• Brief: Restate the listing below word for word, omitting any images.

• Data excerpt:
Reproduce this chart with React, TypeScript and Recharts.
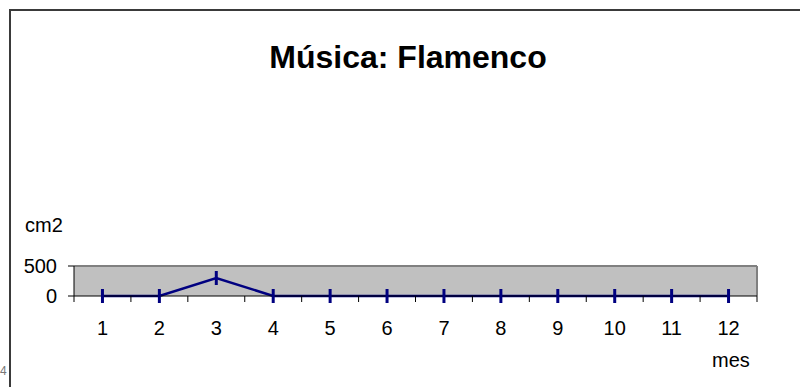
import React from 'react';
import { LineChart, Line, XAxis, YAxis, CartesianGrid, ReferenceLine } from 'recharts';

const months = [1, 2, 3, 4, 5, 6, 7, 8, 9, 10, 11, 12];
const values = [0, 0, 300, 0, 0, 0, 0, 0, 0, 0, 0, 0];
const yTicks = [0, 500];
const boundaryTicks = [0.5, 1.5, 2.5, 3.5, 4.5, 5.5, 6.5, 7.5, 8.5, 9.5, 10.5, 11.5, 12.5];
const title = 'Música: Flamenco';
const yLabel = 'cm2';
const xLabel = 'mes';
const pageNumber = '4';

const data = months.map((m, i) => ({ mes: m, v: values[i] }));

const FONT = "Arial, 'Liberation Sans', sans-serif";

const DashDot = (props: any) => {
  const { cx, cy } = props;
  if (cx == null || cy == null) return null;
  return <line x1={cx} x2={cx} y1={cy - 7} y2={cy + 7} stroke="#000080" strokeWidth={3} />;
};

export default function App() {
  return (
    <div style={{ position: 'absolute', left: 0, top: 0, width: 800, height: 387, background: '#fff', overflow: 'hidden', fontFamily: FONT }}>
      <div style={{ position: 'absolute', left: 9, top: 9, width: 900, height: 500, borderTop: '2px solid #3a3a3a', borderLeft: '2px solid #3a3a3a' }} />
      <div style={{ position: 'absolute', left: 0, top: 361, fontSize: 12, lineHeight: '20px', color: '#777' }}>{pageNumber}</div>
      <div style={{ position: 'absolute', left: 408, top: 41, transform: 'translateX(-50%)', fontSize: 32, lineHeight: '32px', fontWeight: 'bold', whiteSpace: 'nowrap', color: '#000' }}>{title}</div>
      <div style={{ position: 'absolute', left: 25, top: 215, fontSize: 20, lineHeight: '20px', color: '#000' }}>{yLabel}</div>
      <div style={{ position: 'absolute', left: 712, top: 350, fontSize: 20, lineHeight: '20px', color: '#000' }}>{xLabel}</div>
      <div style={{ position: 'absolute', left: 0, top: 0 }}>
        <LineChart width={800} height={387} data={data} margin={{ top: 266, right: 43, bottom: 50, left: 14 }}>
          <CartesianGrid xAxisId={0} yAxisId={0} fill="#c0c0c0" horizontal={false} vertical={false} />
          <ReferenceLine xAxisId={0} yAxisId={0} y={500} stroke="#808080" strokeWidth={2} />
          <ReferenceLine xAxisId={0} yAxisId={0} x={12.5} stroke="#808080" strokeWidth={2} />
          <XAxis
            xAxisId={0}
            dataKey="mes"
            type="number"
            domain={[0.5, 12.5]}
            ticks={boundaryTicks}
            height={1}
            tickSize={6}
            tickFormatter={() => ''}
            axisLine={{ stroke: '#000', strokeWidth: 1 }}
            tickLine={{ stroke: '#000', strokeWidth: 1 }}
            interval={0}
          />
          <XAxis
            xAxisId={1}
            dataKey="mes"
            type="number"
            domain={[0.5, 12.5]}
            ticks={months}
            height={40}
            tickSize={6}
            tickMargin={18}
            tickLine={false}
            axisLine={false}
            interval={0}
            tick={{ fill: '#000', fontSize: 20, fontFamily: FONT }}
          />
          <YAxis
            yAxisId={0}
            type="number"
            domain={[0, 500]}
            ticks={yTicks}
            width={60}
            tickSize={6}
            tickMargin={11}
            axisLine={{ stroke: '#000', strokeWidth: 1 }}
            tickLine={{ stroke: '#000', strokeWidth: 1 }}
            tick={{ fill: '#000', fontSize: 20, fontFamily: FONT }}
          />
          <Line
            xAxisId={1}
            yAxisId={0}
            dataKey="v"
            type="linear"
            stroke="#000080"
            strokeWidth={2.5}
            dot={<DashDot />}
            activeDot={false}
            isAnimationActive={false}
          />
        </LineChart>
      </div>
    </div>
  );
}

• Result for this exercise:
Reproduce this chart with React, TypeScript and Recharts.
import React from 'react';
import { LineChart, Line, XAxis, YAxis, CartesianGrid, ReferenceLine } from 'recharts';

const months = [1, 2, 3, 4, 5, 6, 7, 8, 9, 10, 11, 12];
const values = [0, 0, 300, 0, 0, 0, 0, 0, 0, 0, 0, 0];
const yTicks = [0, 500];
const boundaryTicks = [0.5, 1.5, 2.5, 3.5, 4.5, 5.5, 6.5, 7.5, 8.5, 9.5, 10.5, 11.5, 12.5];
const title = 'Música: Flamenco';
const yLabel = 'cm2';
const xLabel = 'mes';
const pageNumber = '4';

const data = months.map((m, i) => ({ mes: m, v: values[i] }));

const FONT = "Arial, 'Liberation Sans', sans-serif";

const DashDot = (props: any) => {
  const { cx, cy } = props;
  if (cx == null || cy == null) return null;
  return <line x1={cx} x2={cx} y1={cy - 7} y2={cy + 7} stroke="#000080" strokeWidth={3} />;
};

export default function App() {
  return (
    <div style={{ position: 'absolute', left: 0, top: 0, width: 800, height: 387, background: '#fff', overflow: 'hidden', fontFamily: FONT }}>
      <div style={{ position: 'absolute', left: 9, top: 9, width: 900, height: 500, borderTop: '2px solid #3a3a3a', borderLeft: '2px solid #3a3a3a' }} />
      <div style={{ position: 'absolute', left: 0, top: 361, fontSize: 12, lineHeight: '20px', color: '#777' }}>{pageNumber}</div>
      <div style={{ position: 'absolute', left: 408, top: 41, transform: 'translateX(-50%)', fontSize: 32, lineHeight: '32px', fontWeight: 'bold', whiteSpace: 'nowrap', color: '#000' }}>{title}</div>
      <div style={{ position: 'absolute', left: 25, top: 215, fontSize: 20, lineHeight: '20px', color: '#000' }}>{yLabel}</div>
      <div style={{ position: 'absolute', left: 712, top: 350, fontSize: 20, lineHeight: '20px', color: '#000' }}>{xLabel}</div>
      <div style={{ position: 'absolute', left: 0, top: 0 }}>
        <LineChart width={800} height={387} data={data} margin={{ top: 266, right: 43, bottom: 50, left: 14 }}>
          <CartesianGrid xAxisId={0} yAxisId={0} fill="#c0c0c0" horizontal={false} vertical={false} />
          <ReferenceLine xAxisId={0} yAxisId={0} y={500} stroke="#808080" strokeWidth={2} />
          <ReferenceLine xAxisId={0} yAxisId={0} x={12.5} stroke="#808080" strokeWidth={2} />
          <XAxis
            xAxisId={0}
            dataKey="mes"
            type="number"
            domain={[0.5, 12.5]}
            ticks={boundaryTicks}
            height={1}
            tickSize={6}
            tickFormatter={() => ''}
            axisLine={{ stroke: '#000', strokeWidth: 1 }}
            tickLine={{ stroke: '#000', strokeWidth: 1 }}
            interval={0}
          />
          <XAxis
            xAxisId={1}
            dataKey="mes"
            type="number"
            domain={[0.5, 12.5]}
            ticks={months}
            height={40}
            tickSize={6}
            tickMargin={18}
            tickLine={false}
            axisLine={false}
            interval={0}
            tick={{ fill: '#000', fontSize: 20, fontFamily: FONT }}
          />
          <YAxis
            yAxisId={0}
            type="number"
            domain={[0, 500]}
            ticks={yTicks}
            width={60}
            tickSize={6}
            tickMargin={11}
            axisLine={{ stroke: '#000', strokeWidth: 1 }}
            tickLine={{ stroke: '#000', strokeWidth: 1 }}
            tick={{ fill: '#000', fontSize: 20, fontFamily: FONT }}
          />
          <Line
            xAxisId={1}
            yAxisId={0}
            dataKey="v"
            type="linear"
            stroke="#000080"
            strokeWidth={2.5}
            dot={<DashDot />}
            activeDot={false}
            isAnimationActive={false}
          />
        </LineChart>
      </div>
    </div>
  );
}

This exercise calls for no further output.